È interessante il fatto che nessuna protagonista di questo catalogo di donne in un interno guardi direttamente lo spettatore; le poche che non tengono gli occhi abbassati seguono i propri pensieri. Tuttavia, la vera sfida all'osservatore viene dalla artista stessa, che sin da giovanissima scelse di autoritrarsi e continuò a farlo fino a pochi giorni prima di morire; e non c'è dubbio che proprio in questo disincantato e profondissimo esercizio di osservazione risieda tutta la grandezza di Schjerfbeck.

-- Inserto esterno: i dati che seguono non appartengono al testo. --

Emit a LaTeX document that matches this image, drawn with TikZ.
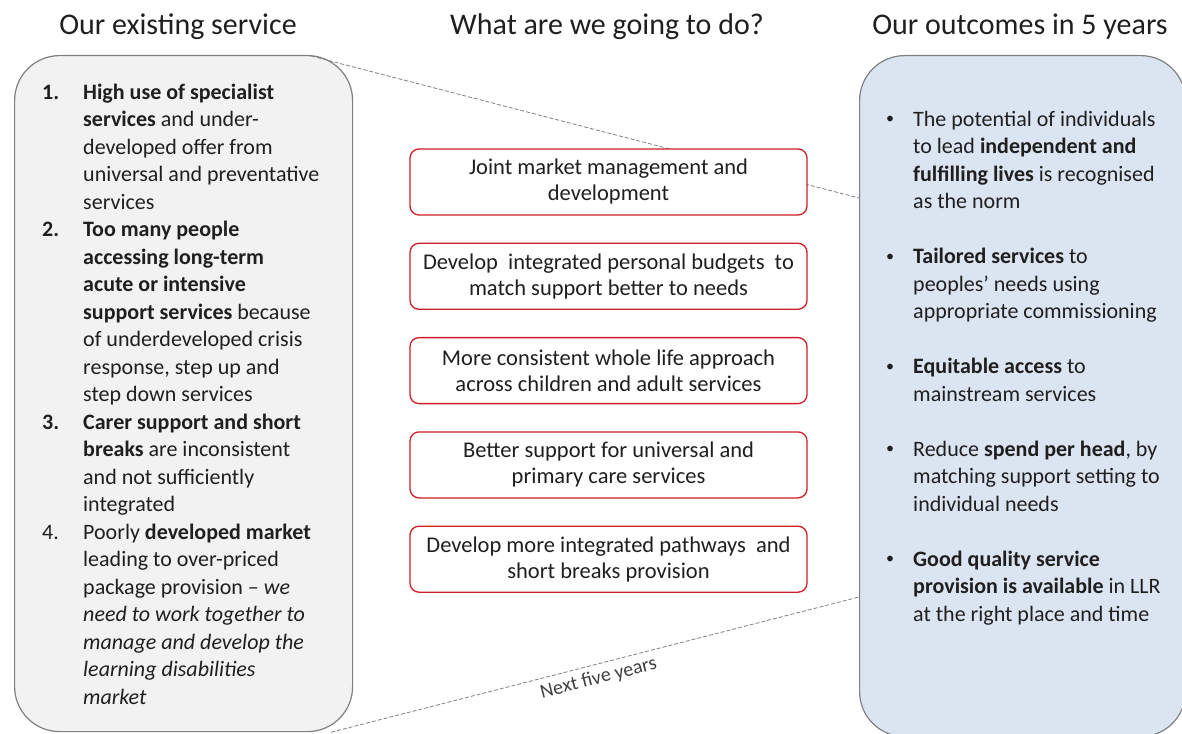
\documentclass[tikz,border=0pt]{standalone}
\usepackage{fontspec}
\setmainfont{Carlito}
\usepackage{xcolor}
\usetikzlibrary{positioning,calc}
\definecolor{boxgray}{rgb}{0.95,0.95,0.95}
\definecolor{boxblue}{rgb}{0.86,0.90,0.95}
\definecolor{edgered}{rgb}{0.80,0.12,0.15}
\definecolor{inkgray}{rgb}{0.50,0.50,0.50}
\newcommand{\dotitem}{\raisebox{2.5pt}{\fontsize{16}{27.5}\selectfont •}}

\begin{document}
\begin{tikzpicture}[x=1pt,y=-1pt,font=\fontsize{22}{27.5}\selectfont,text=black!88,
   big/.style={draw=inkgray,line width=1.2pt,rounded corners=45pt,anchor=north west},
   act/.style={draw=edgered,line width=1.3pt,rounded corners=9pt,fill=white,
               minimum width=397pt,minimum height=66pt,align=center,inner sep=0pt,
               font=\fontsize{22.5}{26}\selectfont},
   head/.style={font=\fontsize{30}{34}\selectfont},
   lane/.style={draw=inkgray,line width=0.8pt,dash pattern=on 4pt off 2pt}]
  \useasboundingbox (0,0) rectangle (1182,733);
  % the two columns
  \node[big,fill=boxgray,minimum width=338pt,minimum height=676pt] (now) at (14,55) {};
  \node[big,fill=boxblue,minimum width=326pt,minimum height=681pt] (goal) at (859,55) {};
  % the funnel
  \coordinate (ta) at ($(now.north east)+(-42,1)$);
  \coordinate (tb) at ($(goal.north west)+(0,143)$);
  \coordinate (ba) at ($(now.south east)+(-22,0)$);
  \coordinate (bb) at ($(goal.north west)+(0,542)$);
  \draw[lane] (ta) -- (tb);
  \draw[lane] (ba) -- node[sloped,below=2pt,font=\fontsize{20}{22}\selectfont,text=black!75] (yrs) {Next five years} (bb);
  % headings
  \node[head] (hnow) at (178,27) {Our existing service};
  \node[head] (hact) at (607,27) {What are we going to do?};
  \node[head] (hgoal) at (1020,27) {Our outcomes in 5 years};
  % actions
  \node[act] (a1) at (608.5,182) {Joint market management and\\development};
  \node[act,below=27pt of a1] (a2) {Develop\ \ integrated personal budgets\ \ to\\match support better to needs};
  \node[act,below=27pt of a2] (a3) {More consistent whole life approach\\across children and adult services};
  \node[act,below=27pt of a3] (a4) {Better support for universal and\\primary care services};
  \node[act,below=27pt of a4] (a5) {Develop more integrated pathways\ \ and\\short breaks provision};
  % existing service list
  \node[anchor=north west,inner sep=0pt] (nowtxt) at (42,80) {%
    \begin{tabular}{@{}p{41pt}@{}l@{}}
    \textbf{1.} & \textbf{High use of specialist}\\
      & \textbf{services} and under-\\
      & developed offer from\\
      & universal and preventative\\
      & services\\
    \textbf{2.} & \textbf{Too many people}\\
      & \textbf{accessing long-term}\\
      & \textbf{acute or intensive}\\
      & \textbf{support services} because\\
      & of underdeveloped crisis\\
      & response, step up and\\
      & step down services\\
    \textbf{3.} & \textbf{Carer support and short}\\
      & \textbf{breaks} are inconsistent\\
      & and not sufficiently\\
      & integrated\\
    4. & Poorly \textbf{developed market}\\
      & leading to over-priced\\
      & package provision -- \textit{we}\\
      & \textit{need to work together to}\\
      & \textit{manage and develop the}\\
      & \textit{learning disabilities}\\
      & \textit{market}
    \end{tabular}};
  % outcomes list
  \node[anchor=north west,inner sep=0pt] (goaltxt) at (886,107) {%
    \begin{tabular}{@{}p{27pt}@{}l@{}}
    \dotitem & The potential of individuals\\
      & to lead \textbf{independent and}\\
      & \textbf{fulfilling lives} is recognised\\
      & as the norm\\[27.5pt]
    \dotitem & \textbf{Tailored services} to\\
      & peoples’ needs using\\
      & appropriate commissioning\\[27.5pt]
    \dotitem & \textbf{Equitable access} to\\
      & mainstream services\\[27.5pt]
    \dotitem & Reduce \textbf{spend per head}, by\\
      & matching support setting to\\
      & individual needs\\[27.5pt]
    \dotitem & \textbf{Good quality service}\\
      & \textbf{provision is available} in LLR\\
      & at the right place and time
    \end{tabular}};
\end{tikzpicture}
\end{document}
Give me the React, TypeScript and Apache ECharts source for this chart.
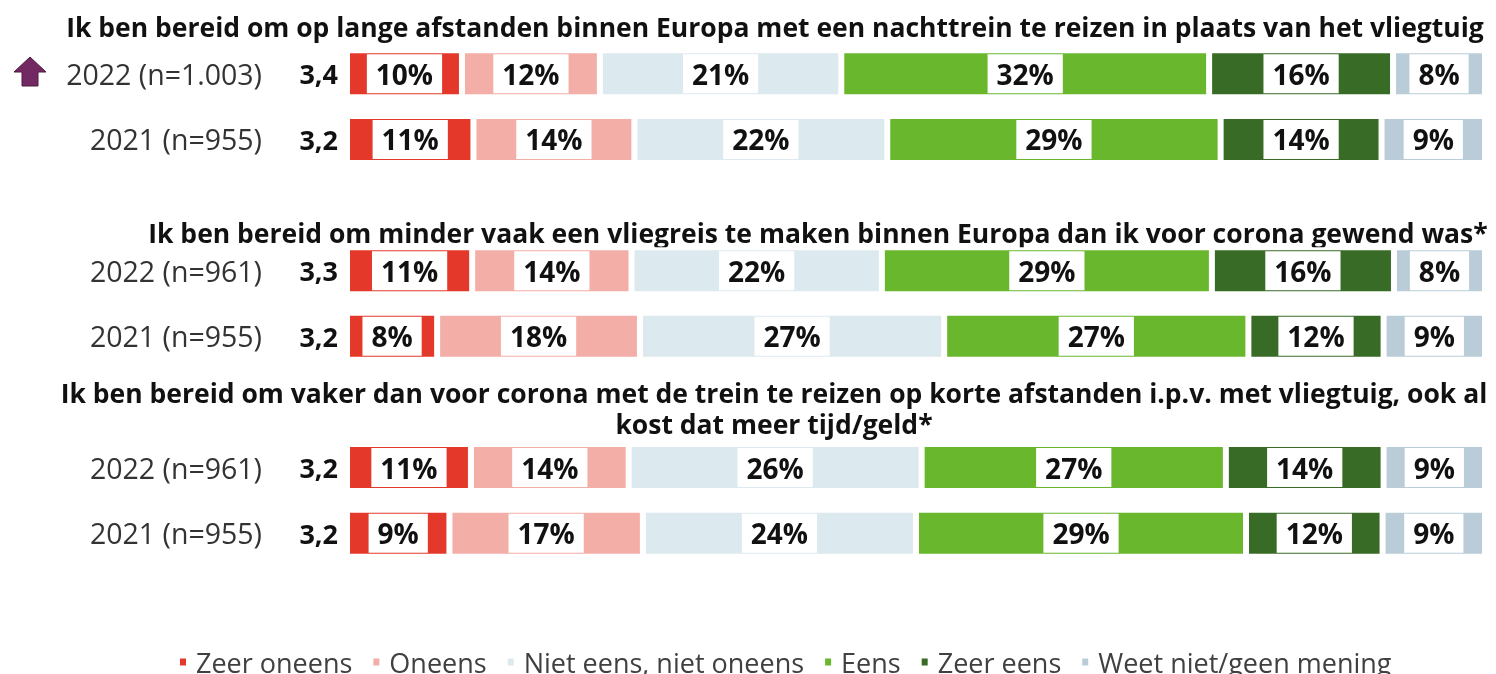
import React, { useEffect, useRef } from 'react';
import * as echarts from 'echarts';

const FONT = '"Open Sans", "Noto Sans", sans-serif';

// ---- data ----
const statementTitles = [
  'Ik ben bereid om op lange afstanden binnen Europa met een nachttrein te reizen in plaats van het vliegtuig',
  'Ik ben bereid om minder vaak een vliegreis te maken binnen Europa dan ik voor corona gewend was*',
  'Ik ben bereid om vaker dan voor corona met de trein te reizen op korte afstanden i.p.v. met vliegtuig, ook al\nkost dat meer tijd/geld*',
];
const rowLabels = ['2022 (n=1.003)', '2021 (n=955)', '2022 (n=961)', '2021 (n=955)', '2022 (n=961)', '2021 (n=955)'];
const meanScores = ['3,4', '3,2', '3,3', '3,2', '3,2', '3,2'];
// slot layout on the category axis (null = spacer for the statement title)
const slotRows: (number | null)[] = [0, 1, null, 2, 3, null, 4, 5];

const categoryNames = ['Zeer oneens', 'Oneens', 'Niet eens, niet oneens', 'Eens', 'Zeer eens', 'Weet niet/geen mening'];
const zeerOneens = [10, 11, 11, 8, 11, 9];
const oneens = [12, 14, 14, 18, 14, 17];
const neutraal = [21, 22, 22, 27, 26, 24];
const eens = [32, 29, 29, 27, 27, 29];
const zeerEens = [16, 14, 16, 12, 14, 12];
const weetNiet = [8, 9, 8, 9, 9, 9];
const seriesValues = [zeerOneens, oneens, neutraal, eens, zeerEens, weetNiet];
const colors = ['#E4392A', '#F4AEA8', '#DCE9EF', '#69B72D', '#386B25', '#BACCD8'];

export default function App() {
  const ref = useRef<HTMLDivElement>(null);
  useEffect(() => {
    if (!ref.current) return;
    const chart = echarts.init(ref.current, undefined, { renderer: 'svg' });
    const rowSums = rowLabels.map((_, r) => seriesValues.reduce((s, arr) => s + arr[r], 0));

    const series = seriesValues.map((vals, si) => ({
      name: categoryNames[si],
      type: 'bar',
      stack: 'total',
      barWidth: 47,
      itemStyle: { color: colors[si], borderColor: '#fff', borderWidth: 3 },
      label: {
        show: true,
        position: 'inside',
        formatter: (p: any) => {
          const r = slotRows[p.dataIndex];
          return r == null ? '' : vals[r] + '%';
        },
        backgroundColor: '#fff',
        padding: [5, 9, 4, 9],
        color: '#111',
        fontFamily: FONT,
        fontWeight: 'bold',
        fontSize: 28,
        lineHeight: 30,
      },
      data: slotRows.map((r) => (r == null ? '-' : (vals[r] / rowSums[r]) * 100)),
    }));

    const titleStyle = { align: 'center', verticalAlign: 'middle', fill: '#111', fontFamily: FONT, fontWeight: 'bold', fontSize: 26.5 };
    const graphic: any[] = [
      { type: 'text', x: 775, y: 27, style: { ...titleStyle, text: statementTitles[0] } },
      { type: 'text', x: 818, y: 233, style: { ...titleStyle, text: statementTitles[1] } },
      { type: 'text', x: 774, y: 408, style: { ...titleStyle, text: statementTitles[2], lineHeight: 31 } },
      {
        type: 'polygon',
        shape: { points: [[30, 57], [46, 72], [38, 72], [38, 86], [22, 86], [22, 72], [14, 72]] },
        style: { fill: '#722862', stroke: '#4E1A44', lineWidth: 1 },
      },
    ];

    chart.setOption({
      animation: false,
      textStyle: { fontFamily: FONT },
      grid: { left: 347, right: 11, top: 41, bottom: 108, containLabel: false },
      xAxis: { type: 'value', min: 0, max: 100, show: false },
      yAxis: {
        type: 'category',
        inverse: true,
        data: slotRows.map((r, i) => (r == null ? 'gap' + i : 'row' + r)),
        axisLine: { show: false },
        axisTick: { show: false },
        splitLine: { show: false },
        axisLabel: {
          margin: 9,
          formatter: (_v: string, i: number) => {
            const r = slotRows[i];
            return r == null ? '' : `{a|${rowLabels[r]}}{b|${meanScores[r]}}`;
          },
          rich: {
            a: { fontSize: 28.5, color: '#333', fontFamily: FONT },
            b: { fontSize: 27, color: '#111', fontWeight: 'bold', fontFamily: FONT, width: 76, align: 'right' },
          },
        },
      },
      legend: {
        data: categoryNames,
        top: 647,
        left: 178,
        padding: 0,
        icon: 'rect',
        itemWidth: 8,
        itemHeight: 9,
        itemGap: 19,
        textStyle: { fontSize: 27, color: '#404040', fontFamily: FONT, lineHeight: 30, padding: [0, 0, 0, 4] },
      },
      graphic,
      series,
    });
    return () => chart.dispose();
  }, []);
  return <div ref={ref} style={{ position: 'fixed', left: 0, top: 0, width: 1496, height: 674 }} />;
}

Delle centoventi opere mostrate nelle sale del museo parigino, sono proprio i venti autoritratti, infatti (metà dell'intera produzione dedicata a questo tema) a costituire, allo stesso tempo, il filo conduttore del percorso e la via principale per comprendere l'unicità di questa artista. Tra il primo lavoro su tela che ritrae ancora una ragazza ventenne sicura di sé, con lo sguardo dritto, curioso, e l'ultimo, straordinario, intitolato appunto Dernier Autoportrait, (1945) fatto con pochi segni a carboncino a tracciare ciò che ancora resta prima della dissoluzione, matura una grande capacità di lasciare da parte ogni dettaglio per mirare all'essenza dei pensieri, per cogliere gli stati d'animo.
Col passare degli anni, infatti, mentre l'inquadratura resta identica - soltanto la testa e una parte del busto si rendono visibili - l'aspetto luminoso e vivace dei ritratti viene sostituito dalla ricerca, anche tecnica, di una trasparenza e di ombre che sappiano approssimarsi al nucleo esistenziale più autentico. «I miei quadri non sono belli, avrei dovuto ricercare delle meravigliose ombre dolci e invece non arrivo a restituire che il mio povero, scuro, mondo interiore»: in questa sola frase è sintetizzata non solo tutta l'umiltà di Scherbeck ma anche la sua coscienza di essersi incamminata su una strada poco convenzionale ed estremamente moderna, sebbene distante dalla avanguardie del tempo.